* _Information shown_:
-- START --

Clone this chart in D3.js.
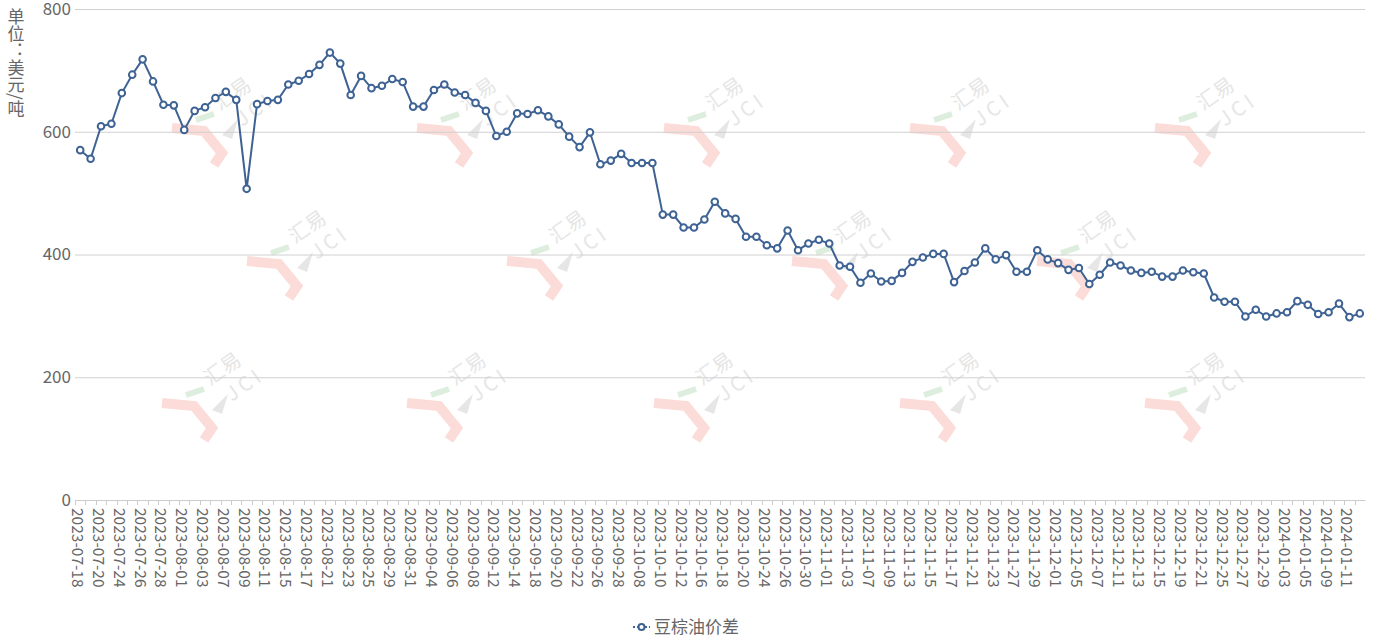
<!DOCTYPE html>
<html>
<head>
<meta charset="utf-8">
<script src="https://cdn.jsdelivr.net/npm/d3@7"></script>
<style>
  html, body { margin: 0; padding: 0; background: #fff; }
  svg { display: block; font-family: "Noto Sans CJK SC", "Noto Sans", sans-serif; }
</style>
</head>
<body>
<svg id="chart"></svg>
<script>
// trading days shown on the category axis
var dates = [
  "2023-07-18","2023-07-19","2023-07-20","2023-07-21","2023-07-24","2023-07-25","2023-07-26","2023-07-27","2023-07-28","2023-07-31",
  "2023-08-01","2023-08-02","2023-08-03","2023-08-04","2023-08-07","2023-08-08","2023-08-09","2023-08-10","2023-08-11","2023-08-14",
  "2023-08-15","2023-08-16","2023-08-17","2023-08-18","2023-08-21","2023-08-22","2023-08-23","2023-08-24","2023-08-25","2023-08-28",
  "2023-08-29","2023-08-30","2023-08-31","2023-09-01","2023-09-04","2023-09-05","2023-09-06","2023-09-07","2023-09-08","2023-09-11",
  "2023-09-12","2023-09-13","2023-09-14","2023-09-15","2023-09-18","2023-09-19","2023-09-20","2023-09-21","2023-09-22","2023-09-25",
  "2023-09-26","2023-09-27","2023-09-28","2023-10-07","2023-10-08","2023-10-09","2023-10-10","2023-10-11","2023-10-12","2023-10-13",
  "2023-10-16","2023-10-17","2023-10-18","2023-10-19","2023-10-20","2023-10-23","2023-10-24","2023-10-25","2023-10-26","2023-10-27",
  "2023-10-30","2023-10-31","2023-11-01","2023-11-02","2023-11-03","2023-11-06","2023-11-07","2023-11-08","2023-11-09","2023-11-10",
  "2023-11-13","2023-11-14","2023-11-15","2023-11-16","2023-11-17","2023-11-20","2023-11-21","2023-11-22","2023-11-23","2023-11-24",
  "2023-11-27","2023-11-28","2023-11-29","2023-11-30","2023-12-01","2023-12-04","2023-12-05","2023-12-06","2023-12-07","2023-12-08",
  "2023-12-11","2023-12-12","2023-12-13","2023-12-14","2023-12-15","2023-12-18","2023-12-19","2023-12-20","2023-12-21","2023-12-22",
  "2023-12-25","2023-12-26","2023-12-27","2023-12-28","2023-12-29","2024-01-02","2024-01-03","2024-01-04","2024-01-05","2024-01-08",
  "2024-01-09","2024-01-10","2024-01-11","2024-01-12"
];

// 豆棕油价差, 美元/吨
var spread = [
  570,556,609,613,663,693,718,682,644,643,
  603,634,640,655,665,652,507,645,650,652,
  677,683,694,709,729,711,660,691,671,675,
  686,681,641,641,668,677,664,660,647,634,
  593,600,630,629,635,625,612,592,575,599,
  547,553,564,549,549,549,465,465,444,444,
  457,486,467,458,429,429,415,410,439,407,
  418,424,418,382,380,354,369,356,357,370,
  388,395,401,401,355,373,387,410,392,399,
  372,372,407,392,386,375,378,352,367,387,
  382,374,370,372,364,364,374,371,369,330,
  323,323,299,310,299,304,306,324,318,303,
  306,320,298,304
];

var yTicks = [0, 200, 400, 600, 800];
var seriesName = "豆棕油价差";
var unitLabel = "单位：美元/吨";

var screen = {width:1375, height:639};
var plot = {left:75, right:1365, top:9, bottom:500};
var color = "#3d6293";
var textColor = "#666";

var svg = d3.select("#chart")
  .attr("width", screen.width)
  .attr("height", screen.height);

var xScale = d3.scaleBand()
  .domain(dates)
  .range([plot.left, plot.right])
  .paddingInner(0)
  .paddingOuter(0);

var yScale = d3.scaleLinear()
  .domain([0, 800])
  .range([plot.bottom, plot.top]);

var cx = function(d) { return xScale(d) + xScale.bandwidth() / 2; };

// watermarks
var marks = [
  [170,125],[415,125],[662,125],[908,125],[1153,125],
  [245,258],[505,258],[790,258],[1035,258],
  [160,400],[405,400],[652,400],[898,400],[1143,400]
];
var wm = svg.append("g").attr("class", "watermarks");
marks.forEach(function(m) {
  var g = wm.append("g").attr("transform", "translate(" + m[0] + "," + m[1] + ")");
  g.append("path")
    .attr("d", "M2,3 L34,6 L52,28 L44,40")
    .attr("fill", "none")
    .attr("stroke", "#fbdcd8")
    .attr("stroke-width", 10)
    .attr("stroke-linejoin", "miter");
  g.append("path")
    .attr("d", "M26,-5 L44,-11")
    .attr("stroke", "#deeede")
    .attr("stroke-width", 6);
  g.append("path")
    .attr("d", "M52,10 L68,-6 L62,14 Z")
    .attr("fill", "#e6e6e6");
  g.append("text")
    .attr("transform", "translate(50,-14) rotate(-35)")
    .attr("font-size", 20)
    .attr("fill", "#e6e6e6")
    .text("汇易");
  g.append("text")
    .attr("transform", "translate(72,2) rotate(-35)")
    .attr("font-size", 20)
    .attr("letter-spacing", 4)
    .attr("fill", "#e6e6e6")
    .text("JCI");
});

// grid lines + y labels
svg.append("g")
  .selectAll("line")
  .data(yTicks.filter(function(t) { return t > 0; }))
  .enter()
  .append("line")
  .attr("x1", plot.left)
  .attr("x2", plot.right)
  .attr("y1", function(t) { return yScale(t) + 0.5; })
  .attr("y2", function(t) { return yScale(t) + 0.5; })
  .attr("stroke", "#d0d0d0")
  .attr("stroke-width", 1);

svg.append("g")
  .selectAll("text")
  .data(yTicks)
  .enter()
  .append("text")
  .attr("x", 71)
  .attr("y", function(t) { return yScale(t); })
  .attr("dy", "0.35em")
  .attr("text-anchor", "end")
  .attr("font-size", 17)
  .attr("fill", textColor)
  .text(function(t) { return t; });

// y axis name, written vertically
svg.append("text")
  .attr("x", 16)
  .attr("y", 8)
  .attr("font-size", 17)
  .attr("fill", textColor)
  .style("writing-mode", "vertical-rl")
  .text(unitLabel);

// x axis
var xAxis = d3.axisBottom(xScale)
  .tickValues(dates.filter(function(d, i) { return i % 2 === 0; }))
  .tickSize(0)
  .tickPadding(0);

var xg = svg.append("g")
  .attr("transform", "translate(0," + plot.bottom + ")")
  .call(xAxis);
xg.select(".domain").attr("stroke", "#ccc");
xg.selectAll(".tick text")
  .attr("font-family", "\"Noto Sans CJK SC\", sans-serif")
  .attr("font-size", 15.5)
  .attr("fill", textColor)
  .attr("text-anchor", "start")
  .attr("dominant-baseline", "central")
  .attr("transform", "translate(-1,8) rotate(90)")
  .attr("x", 0)
  .attr("y", 0)
  .attr("dy", null);

// small ticks on every band boundary
xg.append("g")
  .selectAll("line")
  .data(dates)
  .enter()
  .append("line")
  .attr("x1", function(d) { return Math.round(xScale(d)) + 0.5; })
  .attr("x2", function(d) { return Math.round(xScale(d)) + 0.5; })
  .attr("y1", 0)
  .attr("y2", 5)
  .attr("stroke", "#ccc");

// series line
var line = d3.line()
  .x(function(d, i) { return cx(dates[i]); })
  .y(function(d) { return yScale(d); });

svg.append("path")
  .datum(spread)
  .attr("d", line)
  .attr("fill", "none")
  .attr("stroke", color)
  .attr("stroke-width", 2);

svg.append("g")
  .selectAll("circle")
  .data(spread)
  .enter()
  .append("circle")
  .attr("cx", function(d, i) { return cx(dates[i]); })
  .attr("cy", function(d) { return yScale(d); })
  .attr("r", 3.3)
  .attr("fill", "#fff")
  .attr("stroke", color)
  .attr("stroke-width", 2);

// legend
var lg = svg.append("g").attr("transform", "translate(633,627)");
lg.append("line")
  .attr("x1", 0).attr("x2", 17)
  .attr("stroke", color)
  .attr("stroke-width", 2)
  .attr("stroke-dasharray", "2,2");
lg.append("circle")
  .attr("cx", 8.5).attr("r", 3)
  .attr("fill", "#fff")
  .attr("stroke", color)
  .attr("stroke-width", 2);
lg.append("text")
  .attr("x", 21)
  .attr("dy", "0.35em")
  .attr("font-size", 17)
  .attr("fill", textColor)
  .text(seriesName);
</script>
</body>
</html>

-- END --

* _Directive_:
Identify the lines above that contain the word "chart", then copy them.

* _Response to the task_:
Clone this chart in D3.js.
<svg id="chart"></svg>
var svg = d3.select("#chart")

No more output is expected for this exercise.